Instead of hijacking another topic, I'll start this topic.
David BL suggested that a way to quantify information is the number of bits
needed to encode, allowing for compression. I said I preferred entropy as
the measure of information, and suggested that the two measures might in
some way be equivalent. Someone else recalled the concept of entropy from
the study of statistical mechanics and thermodynamics in physics.
The use of the word "entropy" definitiely comes from physics. The formulas
that Shannon (qv) determined for the amount of information in a message bear
an uncanny resemblance to the formulas for entropy in physics. I personally
don't believe that this is mere coincidence.
Next, I talked a little about entropy being context sensitive. There is a
much more precise way than mine of stating this, but I've forgotten what it
is. I think it goes something like this: the self information in a
message is context insensitive but the mutual information between a pair of
messages is dependent on both of them. My use of the word "database" in
place of message in my earlier comment is a little sloppy in this regard.
Next, the use of logarithms, and the number of bits needed to store
(represent?) a message are closely related. If we have 8 equally likely
messages, it will take precisely 3 bits to store one message. Note that
log base 2 of 8 is 3. If you use the formulas for entropy, and use 2 as
the base for the logarithms, the unit of information comes out to be
precisely the bit.
There is a form of compression called Huffman encoding on an ensemble of
messages that takes advantage of mathematical expectation to compress, on
the average, an ensemble of messages when the eight possible messages are
not a priori equally likely. If for example, message number 1 is 50%
likely, you and use a message consisting of 1 bit to represent it, and use
somewhat longer messages for the other 7 possible messages. I don't want to
belabor the point in cdt, but there are ample references for Huffamn
encoding on the web. If you study Huffman coding in detail, you'll start
to get logarithms into the picture.
All of this goes back to the 1960s, and some of it to the 1940s. Is entropy
still widely used in information science?
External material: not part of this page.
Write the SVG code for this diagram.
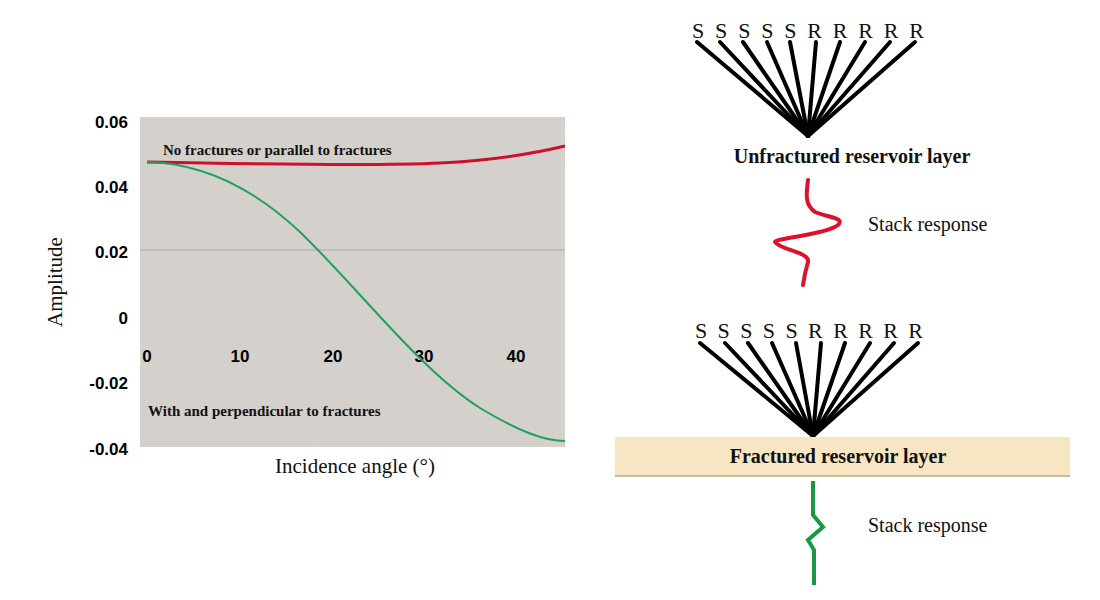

Is it relevant to database
theory?
Tegiri Nenashi - 11 Jan 2008 19:40 GMT
> Is entropy
> still widely used in information science? Is it relevant to database
> theory?
http://www.sigmod.org/pods/proc00/papers/dalkilic.pdf
Joe Thurbon - 12 Jan 2008 00:38 GMT
> Instead of hijacking another topic, I'll start this topic.
>
> David BL suggested that a way to quantify information is the number of bits
> needed to encode, allowing for compression.
I think the term being looked for is
http://en.wikipedia.org/wiki/Kolmogorov_complexity
There's been a _lot_ of work done in this area.
> I said I preferred entropy as
> the measure of information, and suggested that the two measures might in
> some way be equivalent. Someone else recalled the concept of entropy from
> the study of statistical mechanics and thermodynamics in physics.
It also gets a good work out in machine learning. Many of the classical
algorithms (decision trees in their various forms) have
information-gain (which is defined in terms of entropy) at their heart.
(The precise definition is closely related to the number of bits
required for representation)
I vaguely recall that some of the more theoretical machine learning
results (like learnability and optimality results) rely on a notion entropy.
[... snip interesting perspective ...]
> All of this goes back to the 1960s, and some of it to the 1940s. Is entropy
> still widely used in information science?
Yes.
> Is it relevant to database theory?
Good question.
Cheers,
Joe
David Cressey - 12 Jan 2008 09:17 GMT
[snip good stuff]
> I vaguely recall that some of the more theoretical machine learning
> results (like learnability and optimality results) rely on a notion entropy.
I once wrote a little program to play Mastermind (a code guessing game)
using entropy to measure a move's worth. Mastermind can be played using a
brute force tree search. But my program tried out only about 10 moves, and
picked the one with the best entropy. Its play was only slightly inferior
to the play of a brute force tree searcher.